Thursday, January 15, 2009

You don't find this story everyday: Robert Redford accused of racism through environmentalism

You won't find this story featured on the nightly news.

But actor Robert Redford is being accused of environmentalism racism by African-American pastors and CORE organizers (you remember CORE from the flap of registering voters under the name of "Mickey Mouse) at the start of his Sundance Film Festival.

Activists confronting liberals is like a mailman biting a dog. So this unusual scene should be noted. And reported. Read this fascinating story from The Salt Lake Tribune:

Hollywood's Sundance Kid is hurting poor people.

So say some East Coast ministers and conservative activists, who took to the streets in front of a downtown Salt Lake City theater on the eve of Robert Redford's Sundance Film Festival to accuse the actor of holding down low-income Americans with his opposition to oil and gas drilling near national parks in Utah.

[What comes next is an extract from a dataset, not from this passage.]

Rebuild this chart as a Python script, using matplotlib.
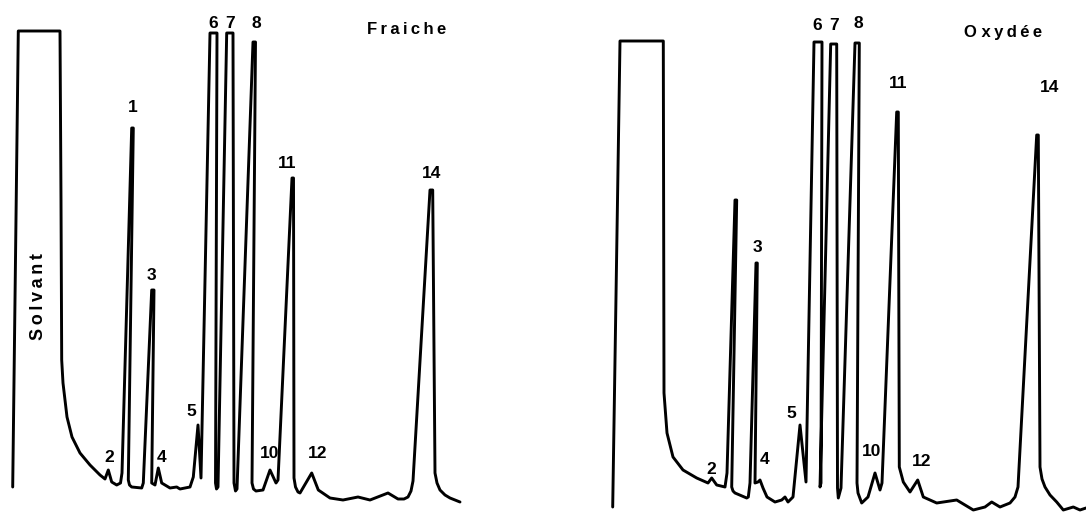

The protesters, led by the Congress of Racial Equality's national spokesman Niger Innis, suggested Redford should "relinquish his wealth" and live like a poor person. They complained that the filmmaker's anti-drilling stance could lead to higher energy prices for inner-city residents, forcing them to accept a lower standard of living.

The clergymen prayed for Redford "to see the light" and linked his environmental activism with racism.

"The high energy prices we're going to see this winter are essentially discriminatory," said Bishop Harry Jackson Jr. of the Hope Christian Church in Beltsville, Md., chairman of the High-Impact Leadership Coalition, a petroleum industry advocate.

A month ago, Redford, a trustee of the National Resources Defense Council, voiced support for a federal lawsuit aimed at blocking the Bush administration's "morally criminal" attempt to auction 103,000 acres of scenic redrock desert for oil and gas drilling near Arches and Canyonlands national parks and Dinosaur National Monument.